■ **TASK PROMPT**
Without the pictures, set down every line of the data exactly.

■ **STORED DATA**
--- START ---

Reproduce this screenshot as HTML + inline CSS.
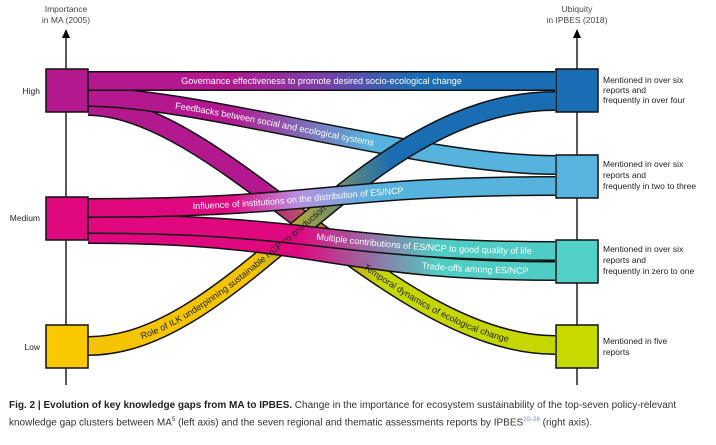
<!DOCTYPE html>
<html><head><meta charset="utf-8"><style>
html,body{margin:0;padding:0;background:#fff;width:716px;height:445px;overflow:hidden}
svg{display:block}
.cap{position:absolute;left:9px;top:399px;width:700px;font:10px/14px "Liberation Sans",sans-serif;color:#333}
.cap b{color:#222}
</style></head><body>
<svg width="716" height="445" viewBox="0 0 716 445" xmlns="http://www.w3.org/2000/svg" font-family="Liberation Sans, sans-serif">
<defs>
<linearGradient id="gGov" gradientUnits="userSpaceOnUse" x1="88" y1="0" x2="555" y2="0"><stop offset="0.3" stop-color="#b3188e"/><stop offset="0.5" stop-color="#7a3fa8"/><stop offset="0.7" stop-color="#1b6db3"/></linearGradient>
<linearGradient id="gFb" gradientUnits="userSpaceOnUse" x1="88" y1="0" x2="555" y2="0"><stop offset="0.3" stop-color="#b3188e"/><stop offset="0.6" stop-color="#55b3dd"/></linearGradient>
<linearGradient id="gTe" gradientUnits="userSpaceOnUse" x1="88" y1="0" x2="555" y2="0"><stop offset="0.38" stop-color="#b3188e"/><stop offset="0.62" stop-color="#c5d600"/></linearGradient>
<linearGradient id="gIn" gradientUnits="userSpaceOnUse" x1="88" y1="0" x2="555" y2="0"><stop offset="0.3" stop-color="#e0087f"/><stop offset="0.45" stop-color="#b890e0"/><stop offset="0.62" stop-color="#55b3dd"/></linearGradient>
<linearGradient id="gMu" gradientUnits="userSpaceOnUse" x1="88" y1="0" x2="555" y2="0"><stop offset="0.45" stop-color="#e0087f"/><stop offset="0.75" stop-color="#4fcdc4"/></linearGradient>
<linearGradient id="gIl" gradientUnits="userSpaceOnUse" x1="88" y1="0" x2="555" y2="0"><stop offset="0.35" stop-color="#f4c400"/><stop offset="0.65" stop-color="#1b6db3"/></linearGradient>
<path id="pGov" d="M88,81 L555,81"/>
<path id="pFb" d="M88,97 C200,97 420,165 555,165"/>
<path id="pTe" d="M88,106 C220,106 390,345 555,345"/>
<path id="pIl" d="M88,346 C240,346 360,101 555,101"/>
<path id="pIn" d="M88,208 C320,208 330,186 555,186"/>
<path id="pMu" d="M88,224 C320,224 330,251 555,251"/>
<path id="pTr" d="M88,234 C320,234 330,271 555,271"/>
</defs>
<g stroke="#000" stroke-width="1.3">
<line x1="66" y1="36" x2="66" y2="385"/><line x1="577" y1="36" x2="577" y2="385"/></g>
<polygon points="66,29 62,38 70,38" fill="#000"/><polygon points="577,29 573,38 581,38" fill="#000"/>
<g font-size="8.5" fill="#444" text-anchor="middle">
<text x="66" y="12">Importance</text><text x="66" y="23">in MA (2005)</text>
<text x="577" y="12">Ubiquity</text><text x="577" y="23">in IPBES (2018)</text></g>
<use href="#pTe" fill="none" stroke="#111" stroke-width="20"/><use href="#pTe" fill="none" stroke="url(#gTe)" stroke-width="17"/>
<use href="#pFb" fill="none" stroke="#111" stroke-width="20"/><use href="#pFb" fill="none" stroke="url(#gFb)" stroke-width="17"/>
<use href="#pIl" fill="none" stroke="#111" stroke-width="20"/><use href="#pIl" fill="none" stroke="url(#gIl)" stroke-width="17"/>
<use href="#pGov" fill="none" stroke="#111" stroke-width="20"/><use href="#pGov" fill="none" stroke="url(#gGov)" stroke-width="17"/>
<use href="#pTr" fill="none" stroke="#111" stroke-width="20"/><use href="#pTr" fill="none" stroke="url(#gMu)" stroke-width="17"/>
<use href="#pMu" fill="none" stroke="#111" stroke-width="20"/><use href="#pMu" fill="none" stroke="url(#gMu)" stroke-width="17"/>
<use href="#pIn" fill="none" stroke="#111" stroke-width="20"/><use href="#pIn" fill="none" stroke="url(#gIn)" stroke-width="17"/>
<g font-size="9" fill="#fff" dominant-baseline="central" text-anchor="middle">
<text><textPath href="#pGov" startOffset="50%">Governance effectiveness to promote desired socio-ecological change</textPath></text>
<text><textPath href="#pFb" startOffset="40%">Feedbacks between social and ecological systems</textPath></text>
<text><textPath href="#pIn" startOffset="45%">Influence of institutions on the distribution of ES/NCP</textPath></text>
<text><textPath href="#pMu" startOffset="72%">Multiple contributions of ES/NCP to good quality of life</textPath></text>
<text><textPath href="#pTr" startOffset="83%">Trade-offs among ES/NCP</textPath></text>
</g>
<g font-size="9" fill="#222" dominant-baseline="central" text-anchor="middle">
<text><textPath href="#pTe" startOffset="76%">Temporal dynamics of ecological change</textPath></text>
<text><textPath href="#pIl" startOffset="31%">Role of ILK underpinning sustainable NCP co-production</textPath></text>
</g>
<g stroke="#111" stroke-width="1.5">
<rect x="46" y="69" width="42" height="43" fill="#b3188e"/>
<rect x="46" y="197" width="42" height="43" fill="#e0087f"/>
<rect x="46" y="325" width="42" height="43" fill="#f9c800"/>
<rect x="556" y="69" width="42" height="43" fill="#1b6db3"/>
<rect x="556" y="155" width="42" height="43" fill="#56b4de"/>
<rect x="556" y="240" width="42" height="43" fill="#52cfc6"/>
<rect x="556" y="325" width="42" height="43" fill="#c8d900"/>
</g>
<g font-size="8.5" fill="#222" text-anchor="end" dominant-baseline="central">
<text x="40" y="91">High</text><text x="40" y="218">Medium</text><text x="40" y="347">Low</text></g>
<g font-size="8.5" fill="#222" dominant-baseline="central">
<text x="603" y="80">Mentioned in over six</text><text x="603" y="90">reports and</text><text x="603" y="100">frequently in over four</text>
<text x="603" y="164">Mentioned in over six</text><text x="603" y="175">reports and</text><text x="603" y="186">frequently in two to three</text>
<text x="603" y="249">Mentioned in over six</text><text x="603" y="260">reports and</text><text x="603" y="271">frequently in zero to one</text>
<text x="603" y="341">Mentioned in five</text><text x="603" y="352">reports</text>
</g>
</svg>
<div class="cap"><b>Fig. 2 | Evolution of key knowledge gaps from MA to IPBES.</b> Change in the importance for ecosystem sustainability of the top-seven policy-relevant knowledge gap clusters between MA<sup style="font-size:6px">5</sup> (left axis) and the seven regional and thematic assessments reports by IPBES<sup style="font-size:6px;color:#5a8fd0">20–26</sup> (right axis).</div>
</body></html>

--- END ---

■ **EXERCISE RESPONSE**
Reproduce this screenshot as HTML + inline CSS.
<!DOCTYPE html>
<html><head><meta charset="utf-8"><style>
html,body{margin:0;padding:0;background:#fff;width:716px;height:445px;overflow:hidden}
svg{display:block}
.cap{position:absolute;left:9px;top:399px;width:700px;font:10px/14px "Liberation Sans",sans-serif;color:#333}
.cap b{color:#222}
</style></head><body>
<svg width="716" height="445" viewBox="0 0 716 445" xmlns="http://www.w3.org/2000/svg" font-family="Liberation Sans, sans-serif">
<defs>
<linearGradient id="gGov" gradientUnits="userSpaceOnUse" x1="88" y1="0" x2="555" y2="0"><stop offset="0.3" stop-color="#b3188e"/><stop offset="0.5" stop-color="#7a3fa8"/><stop offset="0.7" stop-color="#1b6db3"/></linearGradient>
<linearGradient id="gFb" gradientUnits="userSpaceOnUse" x1="88" y1="0" x2="555" y2="0"><stop offset="0.3" stop-color="#b3188e"/><stop offset="0.6" stop-color="#55b3dd"/></linearGradient>
<linearGradient id="gTe" gradientUnits="userSpaceOnUse" x1="88" y1="0" x2="555" y2="0"><stop offset="0.38" stop-color="#b3188e"/><stop offset="0.62" stop-color="#c5d600"/></linearGradient>
<linearGradient id="gIn" gradientUnits="userSpaceOnUse" x1="88" y1="0" x2="555" y2="0"><stop offset="0.3" stop-color="#e0087f"/><stop offset="0.45" stop-color="#b890e0"/><stop offset="0.62" stop-color="#55b3dd"/></linearGradient>
<linearGradient id="gMu" gradientUnits="userSpaceOnUse" x1="88" y1="0" x2="555" y2="0"><stop offset="0.45" stop-color="#e0087f"/><stop offset="0.75" stop-color="#4fcdc4"/></linearGradient>
<linearGradient id="gIl" gradientUnits="userSpaceOnUse" x1="88" y1="0" x2="555" y2="0"><stop offset="0.35" stop-color="#f4c400"/><stop offset="0.65" stop-color="#1b6db3"/></linearGradient>
<path id="pGov" d="M88,81 L555,81"/>
<path id="pFb" d="M88,97 C200,97 420,165 555,165"/>
<path id="pTe" d="M88,106 C220,106 390,345 555,345"/>
<path id="pIl" d="M88,346 C240,346 360,101 555,101"/>
<path id="pIn" d="M88,208 C320,208 330,186 555,186"/>
<path id="pMu" d="M88,224 C320,224 330,251 555,251"/>
<path id="pTr" d="M88,234 C320,234 330,271 555,271"/>
</defs>
<g stroke="#000" stroke-width="1.3">
<line x1="66" y1="36" x2="66" y2="385"/><line x1="577" y1="36" x2="577" y2="385"/></g>
<polygon points="66,29 62,38 70,38" fill="#000"/><polygon points="577,29 573,38 581,38" fill="#000"/>
<g font-size="8.5" fill="#444" text-anchor="middle">
<text x="66" y="12">Importance</text><text x="66" y="23">in MA (2005)</text>
<text x="577" y="12">Ubiquity</text><text x="577" y="23">in IPBES (2018)</text></g>
<use href="#pTe" fill="none" stroke="#111" stroke-width="20"/><use href="#pTe" fill="none" stroke="url(#gTe)" stroke-width="17"/>
<use href="#pFb" fill="none" stroke="#111" stroke-width="20"/><use href="#pFb" fill="none" stroke="url(#gFb)" stroke-width="17"/>
<use href="#pIl" fill="none" stroke="#111" stroke-width="20"/><use href="#pIl" fill="none" stroke="url(#gIl)" stroke-width="17"/>
<use href="#pGov" fill="none" stroke="#111" stroke-width="20"/><use href="#pGov" fill="none" stroke="url(#gGov)" stroke-width="17"/>
<use href="#pTr" fill="none" stroke="#111" stroke-width="20"/><use href="#pTr" fill="none" stroke="url(#gMu)" stroke-width="17"/>
<use href="#pMu" fill="none" stroke="#111" stroke-width="20"/><use href="#pMu" fill="none" stroke="url(#gMu)" stroke-width="17"/>
<use href="#pIn" fill="none" stroke="#111" stroke-width="20"/><use href="#pIn" fill="none" stroke="url(#gIn)" stroke-width="17"/>
<g font-size="9" fill="#fff" dominant-baseline="central" text-anchor="middle">
<text><textPath href="#pGov" startOffset="50%">Governance effectiveness to promote desired socio-ecological change</textPath></text>
<text><textPath href="#pFb" startOffset="40%">Feedbacks between social and ecological systems</textPath></text>
<text><textPath href="#pIn" startOffset="45%">Influence of institutions on the distribution of ES/NCP</textPath></text>
<text><textPath href="#pMu" startOffset="72%">Multiple contributions of ES/NCP to good quality of life</textPath></text>
<text><textPath href="#pTr" startOffset="83%">Trade-offs among ES/NCP</textPath></text>
</g>
<g font-size="9" fill="#222" dominant-baseline="central" text-anchor="middle">
<text><textPath href="#pTe" startOffset="76%">Temporal dynamics of ecological change</textPath></text>
<text><textPath href="#pIl" startOffset="31%">Role of ILK underpinning sustainable NCP co-production</textPath></text>
</g>
<g stroke="#111" stroke-width="1.5">
<rect x="46" y="69" width="42" height="43" fill="#b3188e"/>
<rect x="46" y="197" width="42" height="43" fill="#e0087f"/>
<rect x="46" y="325" width="42" height="43" fill="#f9c800"/>
<rect x="556" y="69" width="42" height="43" fill="#1b6db3"/>
<rect x="556" y="155" width="42" height="43" fill="#56b4de"/>
<rect x="556" y="240" width="42" height="43" fill="#52cfc6"/>
<rect x="556" y="325" width="42" height="43" fill="#c8d900"/>
</g>
<g font-size="8.5" fill="#222" text-anchor="end" dominant-baseline="central">
<text x="40" y="91">High</text><text x="40" y="218">Medium</text><text x="40" y="347">Low</text></g>
<g font-size="8.5" fill="#222" dominant-baseline="central">
<text x="603" y="80">Mentioned in over six</text><text x="603" y="90">reports and</text><text x="603" y="100">frequently in over four</text>
<text x="603" y="164">Mentioned in over six</text><text x="603" y="175">reports and</text><text x="603" y="186">frequently in two to three</text>
<text x="603" y="249">Mentioned in over six</text><text x="603" y="260">reports and</text><text x="603" y="271">frequently in zero to one</text>
<text x="603" y="341">Mentioned in five</text><text x="603" y="352">reports</text>
</g>
</svg>
<div class="cap"><b>Fig. 2 | Evolution of key knowledge gaps from MA to IPBES.</b> Change in the importance for ecosystem sustainability of the top-seven policy-relevant knowledge gap clusters between MA<sup style="font-size:6px">5</sup> (left axis) and the seven regional and thematic assessments reports by IPBES<sup style="font-size:6px;color:#5a8fd0">20–26</sup> (right axis).</div>
</body></html>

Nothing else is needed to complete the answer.